EXERCISE INSTRUCTIONS
Below are some entries. Transcribe the lines from the one holding "Output the LaTeX" to the one holding "(0,0) rectangle (1075,696);", inclusive, but not the pictures among them.

DATASET
%%

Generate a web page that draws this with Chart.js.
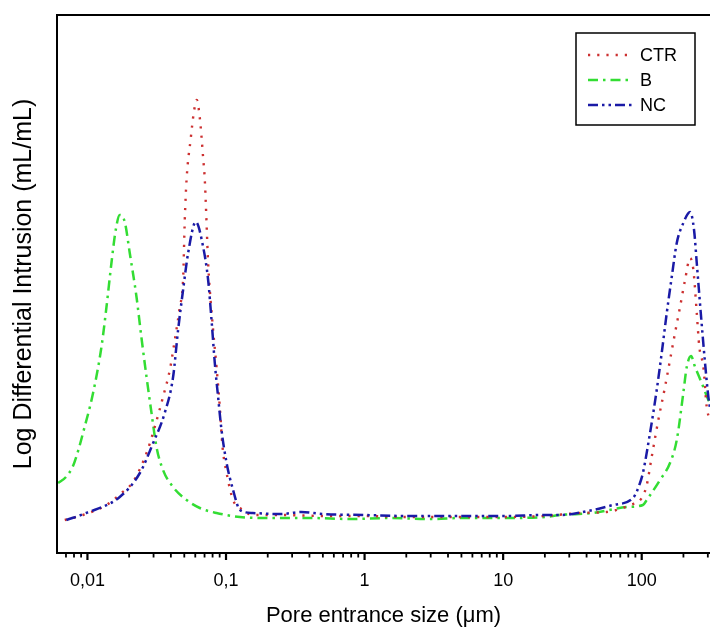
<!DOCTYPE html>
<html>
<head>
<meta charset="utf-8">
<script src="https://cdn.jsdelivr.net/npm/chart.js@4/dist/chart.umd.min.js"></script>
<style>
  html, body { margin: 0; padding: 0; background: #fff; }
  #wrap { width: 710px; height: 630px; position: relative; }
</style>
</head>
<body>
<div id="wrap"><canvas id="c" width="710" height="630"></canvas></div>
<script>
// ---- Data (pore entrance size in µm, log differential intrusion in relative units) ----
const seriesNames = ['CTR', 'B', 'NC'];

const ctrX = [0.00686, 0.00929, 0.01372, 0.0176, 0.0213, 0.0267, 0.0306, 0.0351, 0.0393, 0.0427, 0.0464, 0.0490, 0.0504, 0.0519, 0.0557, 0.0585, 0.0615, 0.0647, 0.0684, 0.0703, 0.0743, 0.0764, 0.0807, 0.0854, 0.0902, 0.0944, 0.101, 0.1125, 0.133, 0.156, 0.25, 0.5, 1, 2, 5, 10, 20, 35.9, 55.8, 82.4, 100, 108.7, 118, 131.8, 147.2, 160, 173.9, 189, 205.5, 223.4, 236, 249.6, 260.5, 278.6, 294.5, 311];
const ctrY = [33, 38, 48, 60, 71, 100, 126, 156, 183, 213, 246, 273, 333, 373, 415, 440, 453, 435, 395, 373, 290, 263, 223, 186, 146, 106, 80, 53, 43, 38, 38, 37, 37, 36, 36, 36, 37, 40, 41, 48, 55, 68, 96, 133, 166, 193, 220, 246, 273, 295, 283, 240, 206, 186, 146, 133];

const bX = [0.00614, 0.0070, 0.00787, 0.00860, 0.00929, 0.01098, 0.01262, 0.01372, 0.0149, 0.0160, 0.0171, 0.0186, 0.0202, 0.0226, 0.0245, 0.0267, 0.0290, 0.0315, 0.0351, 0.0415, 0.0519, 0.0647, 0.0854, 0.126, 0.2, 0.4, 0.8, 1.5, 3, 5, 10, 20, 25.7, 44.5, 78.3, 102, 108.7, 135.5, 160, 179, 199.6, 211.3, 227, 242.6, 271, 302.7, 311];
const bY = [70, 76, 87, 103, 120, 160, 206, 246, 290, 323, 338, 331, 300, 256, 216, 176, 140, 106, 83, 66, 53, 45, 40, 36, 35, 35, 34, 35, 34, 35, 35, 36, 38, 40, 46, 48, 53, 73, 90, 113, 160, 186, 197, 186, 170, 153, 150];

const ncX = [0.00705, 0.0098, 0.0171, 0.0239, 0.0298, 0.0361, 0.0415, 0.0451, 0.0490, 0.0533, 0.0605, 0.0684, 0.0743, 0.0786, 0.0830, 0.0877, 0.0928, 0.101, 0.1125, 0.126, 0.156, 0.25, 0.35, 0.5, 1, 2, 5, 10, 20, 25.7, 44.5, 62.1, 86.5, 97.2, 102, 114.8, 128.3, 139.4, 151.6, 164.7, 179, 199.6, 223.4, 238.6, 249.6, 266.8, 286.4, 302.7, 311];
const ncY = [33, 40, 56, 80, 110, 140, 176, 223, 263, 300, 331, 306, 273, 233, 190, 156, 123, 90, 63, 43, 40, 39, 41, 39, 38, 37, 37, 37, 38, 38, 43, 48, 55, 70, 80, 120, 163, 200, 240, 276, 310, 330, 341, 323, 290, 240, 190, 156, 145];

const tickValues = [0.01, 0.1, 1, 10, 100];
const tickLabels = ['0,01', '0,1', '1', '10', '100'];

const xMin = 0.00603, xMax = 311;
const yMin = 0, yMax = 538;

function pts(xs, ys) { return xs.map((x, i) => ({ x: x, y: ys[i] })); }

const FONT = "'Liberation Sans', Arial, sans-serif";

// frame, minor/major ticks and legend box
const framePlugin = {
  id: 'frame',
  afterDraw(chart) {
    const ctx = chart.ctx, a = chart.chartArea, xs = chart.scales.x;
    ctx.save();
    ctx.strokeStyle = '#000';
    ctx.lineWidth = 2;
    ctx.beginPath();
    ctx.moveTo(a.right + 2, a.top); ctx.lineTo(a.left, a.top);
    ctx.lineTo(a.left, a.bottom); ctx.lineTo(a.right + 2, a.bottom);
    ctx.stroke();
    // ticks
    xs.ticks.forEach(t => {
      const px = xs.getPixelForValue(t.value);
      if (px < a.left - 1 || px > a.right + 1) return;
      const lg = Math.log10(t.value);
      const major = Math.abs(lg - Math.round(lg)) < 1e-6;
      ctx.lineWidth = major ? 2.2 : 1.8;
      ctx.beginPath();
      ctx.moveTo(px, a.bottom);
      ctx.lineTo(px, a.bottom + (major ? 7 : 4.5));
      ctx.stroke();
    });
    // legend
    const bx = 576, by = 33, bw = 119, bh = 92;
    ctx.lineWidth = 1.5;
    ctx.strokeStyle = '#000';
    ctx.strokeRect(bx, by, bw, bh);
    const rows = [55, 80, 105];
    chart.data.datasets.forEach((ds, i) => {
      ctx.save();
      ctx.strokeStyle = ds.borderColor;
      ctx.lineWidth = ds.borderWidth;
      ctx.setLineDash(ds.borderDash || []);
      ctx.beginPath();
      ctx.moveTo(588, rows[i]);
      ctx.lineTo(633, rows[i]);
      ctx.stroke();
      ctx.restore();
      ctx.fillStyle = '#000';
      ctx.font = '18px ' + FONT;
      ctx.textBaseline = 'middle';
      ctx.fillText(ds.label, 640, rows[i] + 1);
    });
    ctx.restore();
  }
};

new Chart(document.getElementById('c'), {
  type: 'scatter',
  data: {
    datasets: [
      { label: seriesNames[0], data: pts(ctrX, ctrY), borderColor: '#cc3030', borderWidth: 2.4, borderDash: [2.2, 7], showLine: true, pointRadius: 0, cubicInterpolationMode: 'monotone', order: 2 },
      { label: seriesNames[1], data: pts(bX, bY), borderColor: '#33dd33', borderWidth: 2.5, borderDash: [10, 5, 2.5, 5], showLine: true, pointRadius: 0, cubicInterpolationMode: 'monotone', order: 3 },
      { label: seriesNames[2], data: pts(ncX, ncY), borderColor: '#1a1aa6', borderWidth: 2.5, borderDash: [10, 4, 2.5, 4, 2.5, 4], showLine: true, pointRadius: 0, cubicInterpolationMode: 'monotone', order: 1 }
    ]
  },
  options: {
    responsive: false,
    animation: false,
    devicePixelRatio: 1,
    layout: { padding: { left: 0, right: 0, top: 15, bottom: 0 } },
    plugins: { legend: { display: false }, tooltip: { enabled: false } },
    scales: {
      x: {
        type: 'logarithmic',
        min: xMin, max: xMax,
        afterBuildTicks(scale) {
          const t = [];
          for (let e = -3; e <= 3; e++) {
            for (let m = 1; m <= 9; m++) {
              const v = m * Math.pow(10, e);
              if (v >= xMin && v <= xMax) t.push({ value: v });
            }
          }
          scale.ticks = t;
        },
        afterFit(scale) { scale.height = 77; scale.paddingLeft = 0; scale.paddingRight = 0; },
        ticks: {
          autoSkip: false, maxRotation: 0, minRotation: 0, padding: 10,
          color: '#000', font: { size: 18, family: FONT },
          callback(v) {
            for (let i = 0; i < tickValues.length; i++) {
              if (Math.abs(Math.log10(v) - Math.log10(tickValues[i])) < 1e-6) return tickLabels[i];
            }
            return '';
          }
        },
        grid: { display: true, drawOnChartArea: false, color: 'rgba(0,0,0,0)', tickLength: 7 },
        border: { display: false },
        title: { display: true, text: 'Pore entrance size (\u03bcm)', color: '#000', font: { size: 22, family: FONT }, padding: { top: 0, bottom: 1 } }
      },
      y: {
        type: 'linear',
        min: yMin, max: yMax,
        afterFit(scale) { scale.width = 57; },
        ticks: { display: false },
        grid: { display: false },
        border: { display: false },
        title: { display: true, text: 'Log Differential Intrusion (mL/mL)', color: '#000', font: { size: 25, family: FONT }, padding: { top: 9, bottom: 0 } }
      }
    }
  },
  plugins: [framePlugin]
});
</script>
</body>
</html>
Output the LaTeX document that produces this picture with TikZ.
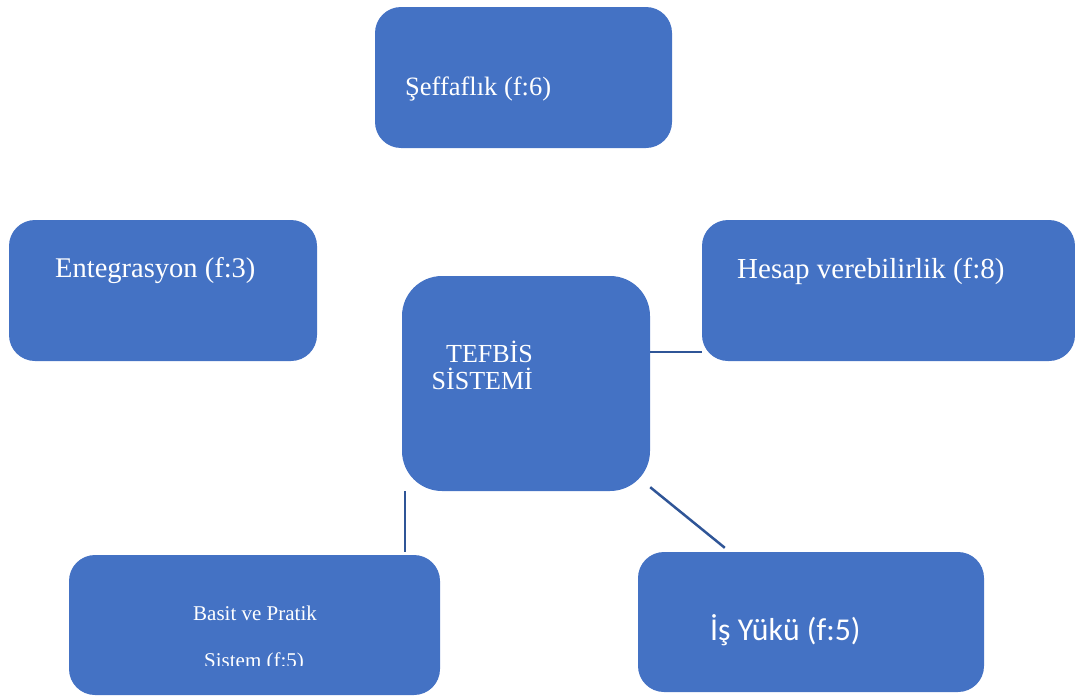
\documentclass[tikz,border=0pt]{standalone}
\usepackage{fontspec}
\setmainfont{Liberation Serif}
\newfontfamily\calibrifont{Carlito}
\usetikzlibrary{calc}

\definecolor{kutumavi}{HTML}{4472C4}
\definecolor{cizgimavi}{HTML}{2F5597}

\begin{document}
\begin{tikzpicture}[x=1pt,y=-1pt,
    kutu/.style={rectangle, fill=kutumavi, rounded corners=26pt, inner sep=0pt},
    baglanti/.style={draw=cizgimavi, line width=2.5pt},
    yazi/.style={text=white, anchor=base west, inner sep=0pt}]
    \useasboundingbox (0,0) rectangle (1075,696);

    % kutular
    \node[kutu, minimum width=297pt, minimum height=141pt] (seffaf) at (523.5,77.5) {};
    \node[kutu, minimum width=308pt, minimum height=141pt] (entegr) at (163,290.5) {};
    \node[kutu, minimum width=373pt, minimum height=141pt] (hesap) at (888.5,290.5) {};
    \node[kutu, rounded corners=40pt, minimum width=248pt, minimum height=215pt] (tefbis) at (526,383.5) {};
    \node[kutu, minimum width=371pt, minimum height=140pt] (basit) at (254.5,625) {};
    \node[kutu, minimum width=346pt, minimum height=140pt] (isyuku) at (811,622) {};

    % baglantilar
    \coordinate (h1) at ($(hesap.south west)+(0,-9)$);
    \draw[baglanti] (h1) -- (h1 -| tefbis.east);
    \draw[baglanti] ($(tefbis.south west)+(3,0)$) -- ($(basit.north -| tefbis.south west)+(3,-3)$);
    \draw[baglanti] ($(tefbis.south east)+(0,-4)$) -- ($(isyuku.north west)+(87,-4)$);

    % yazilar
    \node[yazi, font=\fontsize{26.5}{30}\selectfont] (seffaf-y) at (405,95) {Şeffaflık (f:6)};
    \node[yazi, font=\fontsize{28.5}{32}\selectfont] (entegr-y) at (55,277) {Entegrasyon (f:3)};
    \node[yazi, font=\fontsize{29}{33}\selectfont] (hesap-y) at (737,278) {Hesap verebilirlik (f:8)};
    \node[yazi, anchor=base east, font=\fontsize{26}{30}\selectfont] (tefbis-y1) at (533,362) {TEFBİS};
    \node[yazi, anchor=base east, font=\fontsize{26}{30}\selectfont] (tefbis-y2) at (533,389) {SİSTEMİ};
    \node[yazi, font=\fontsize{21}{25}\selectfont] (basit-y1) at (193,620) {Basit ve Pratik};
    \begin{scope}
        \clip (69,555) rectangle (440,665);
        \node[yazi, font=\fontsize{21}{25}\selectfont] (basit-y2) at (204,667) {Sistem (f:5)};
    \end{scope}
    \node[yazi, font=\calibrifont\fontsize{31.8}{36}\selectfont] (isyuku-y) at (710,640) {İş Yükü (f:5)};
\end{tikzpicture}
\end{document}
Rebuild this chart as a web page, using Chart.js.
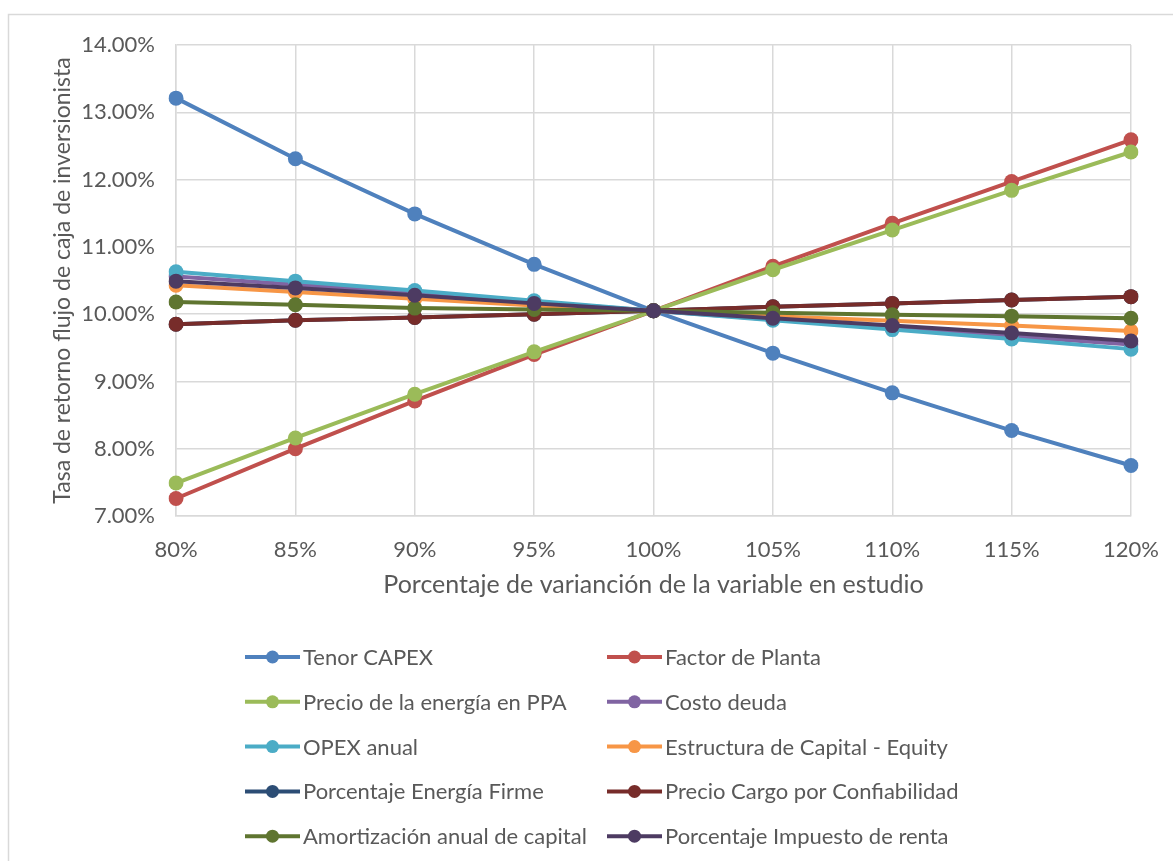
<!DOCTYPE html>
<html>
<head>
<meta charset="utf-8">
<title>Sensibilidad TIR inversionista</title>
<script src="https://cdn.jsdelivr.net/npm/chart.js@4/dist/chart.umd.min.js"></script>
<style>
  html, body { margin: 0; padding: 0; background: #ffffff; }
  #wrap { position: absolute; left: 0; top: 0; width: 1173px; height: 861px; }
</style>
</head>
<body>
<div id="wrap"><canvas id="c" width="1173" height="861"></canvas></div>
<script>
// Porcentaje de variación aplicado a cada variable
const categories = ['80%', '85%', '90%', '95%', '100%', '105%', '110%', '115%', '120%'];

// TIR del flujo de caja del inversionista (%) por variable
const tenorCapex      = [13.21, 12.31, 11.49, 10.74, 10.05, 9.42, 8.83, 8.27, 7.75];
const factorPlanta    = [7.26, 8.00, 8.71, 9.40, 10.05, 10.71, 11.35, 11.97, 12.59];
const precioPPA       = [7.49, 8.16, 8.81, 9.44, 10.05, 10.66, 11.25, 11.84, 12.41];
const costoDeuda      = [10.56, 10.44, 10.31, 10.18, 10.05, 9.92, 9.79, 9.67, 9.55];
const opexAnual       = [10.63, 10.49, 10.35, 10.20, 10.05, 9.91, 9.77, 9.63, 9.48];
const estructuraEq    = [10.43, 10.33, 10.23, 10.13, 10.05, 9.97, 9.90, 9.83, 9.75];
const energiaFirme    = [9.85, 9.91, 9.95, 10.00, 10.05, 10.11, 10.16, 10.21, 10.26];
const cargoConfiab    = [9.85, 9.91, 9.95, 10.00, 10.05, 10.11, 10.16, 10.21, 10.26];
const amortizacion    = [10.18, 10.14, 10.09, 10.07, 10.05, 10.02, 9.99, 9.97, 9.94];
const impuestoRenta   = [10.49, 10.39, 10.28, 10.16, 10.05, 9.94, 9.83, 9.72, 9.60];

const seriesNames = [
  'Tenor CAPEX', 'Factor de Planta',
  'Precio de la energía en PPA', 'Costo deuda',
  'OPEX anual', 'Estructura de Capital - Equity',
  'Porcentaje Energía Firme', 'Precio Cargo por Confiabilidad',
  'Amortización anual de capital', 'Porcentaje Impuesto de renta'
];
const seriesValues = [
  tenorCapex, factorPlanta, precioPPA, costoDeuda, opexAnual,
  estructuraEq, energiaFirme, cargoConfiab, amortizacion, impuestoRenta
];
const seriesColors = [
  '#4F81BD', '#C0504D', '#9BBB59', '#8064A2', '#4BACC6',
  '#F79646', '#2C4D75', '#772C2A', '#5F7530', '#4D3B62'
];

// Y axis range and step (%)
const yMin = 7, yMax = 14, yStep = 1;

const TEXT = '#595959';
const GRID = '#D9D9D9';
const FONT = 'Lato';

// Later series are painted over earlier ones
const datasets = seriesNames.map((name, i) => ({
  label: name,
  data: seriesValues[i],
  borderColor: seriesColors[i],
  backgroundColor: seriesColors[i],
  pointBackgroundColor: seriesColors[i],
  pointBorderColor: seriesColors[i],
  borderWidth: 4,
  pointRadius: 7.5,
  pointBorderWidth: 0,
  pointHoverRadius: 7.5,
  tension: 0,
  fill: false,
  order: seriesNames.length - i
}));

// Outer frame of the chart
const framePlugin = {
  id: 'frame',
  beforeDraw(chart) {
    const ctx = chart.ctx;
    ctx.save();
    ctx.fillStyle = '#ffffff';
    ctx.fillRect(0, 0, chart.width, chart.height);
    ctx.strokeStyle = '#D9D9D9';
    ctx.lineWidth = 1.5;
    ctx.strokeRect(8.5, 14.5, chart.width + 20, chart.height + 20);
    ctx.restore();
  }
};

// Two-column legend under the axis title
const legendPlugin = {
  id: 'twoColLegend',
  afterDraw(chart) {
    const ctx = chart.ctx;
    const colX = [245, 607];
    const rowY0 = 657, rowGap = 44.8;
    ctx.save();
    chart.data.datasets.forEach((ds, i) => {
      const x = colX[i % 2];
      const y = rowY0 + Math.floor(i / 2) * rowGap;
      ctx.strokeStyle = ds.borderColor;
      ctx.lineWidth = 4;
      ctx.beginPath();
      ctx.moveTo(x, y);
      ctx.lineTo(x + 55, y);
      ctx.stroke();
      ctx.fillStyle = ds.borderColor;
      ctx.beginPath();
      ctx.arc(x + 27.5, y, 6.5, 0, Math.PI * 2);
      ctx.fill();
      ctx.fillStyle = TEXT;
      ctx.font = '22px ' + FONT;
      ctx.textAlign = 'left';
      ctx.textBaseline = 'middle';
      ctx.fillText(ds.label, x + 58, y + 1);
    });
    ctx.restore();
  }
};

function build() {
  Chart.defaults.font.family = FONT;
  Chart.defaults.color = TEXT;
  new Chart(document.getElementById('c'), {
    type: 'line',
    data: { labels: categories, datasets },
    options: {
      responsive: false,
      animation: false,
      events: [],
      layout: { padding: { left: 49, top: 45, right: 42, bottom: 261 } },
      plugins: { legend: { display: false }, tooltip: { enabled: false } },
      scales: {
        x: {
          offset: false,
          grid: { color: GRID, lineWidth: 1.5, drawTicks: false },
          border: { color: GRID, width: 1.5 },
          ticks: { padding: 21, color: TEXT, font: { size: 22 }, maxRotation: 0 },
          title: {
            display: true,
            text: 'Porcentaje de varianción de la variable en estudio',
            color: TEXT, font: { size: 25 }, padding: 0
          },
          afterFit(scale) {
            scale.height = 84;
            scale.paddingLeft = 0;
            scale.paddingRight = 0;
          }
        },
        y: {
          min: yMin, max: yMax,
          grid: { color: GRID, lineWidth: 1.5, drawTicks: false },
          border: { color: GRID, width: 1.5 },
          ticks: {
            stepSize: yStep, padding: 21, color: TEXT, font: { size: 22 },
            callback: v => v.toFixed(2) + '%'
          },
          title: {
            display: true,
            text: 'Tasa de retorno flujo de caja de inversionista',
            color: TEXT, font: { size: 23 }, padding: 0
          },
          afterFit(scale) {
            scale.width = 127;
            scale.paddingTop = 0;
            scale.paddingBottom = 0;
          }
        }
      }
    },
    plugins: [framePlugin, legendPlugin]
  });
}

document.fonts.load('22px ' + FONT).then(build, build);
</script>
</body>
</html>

%%

RESULT BELOW
Output the LaTeX document that produces this picture with TikZ.
\documentclass[tikz,border=0pt]{standalone}
\usepackage{fontspec}
\setmainfont{Liberation Serif}
\newfontfamily\calibrifont{Carlito}
\usetikzlibrary{calc}

\definecolor{kutumavi}{HTML}{4472C4}
\definecolor{cizgimavi}{HTML}{2F5597}

\begin{document}
\begin{tikzpicture}[x=1pt,y=-1pt,
    kutu/.style={rectangle, fill=kutumavi, rounded corners=26pt, inner sep=0pt},
    baglanti/.style={draw=cizgimavi, line width=2.5pt},
    yazi/.style={text=white, anchor=base west, inner sep=0pt}]
    \useasboundingbox (0,0) rectangle (1075,696);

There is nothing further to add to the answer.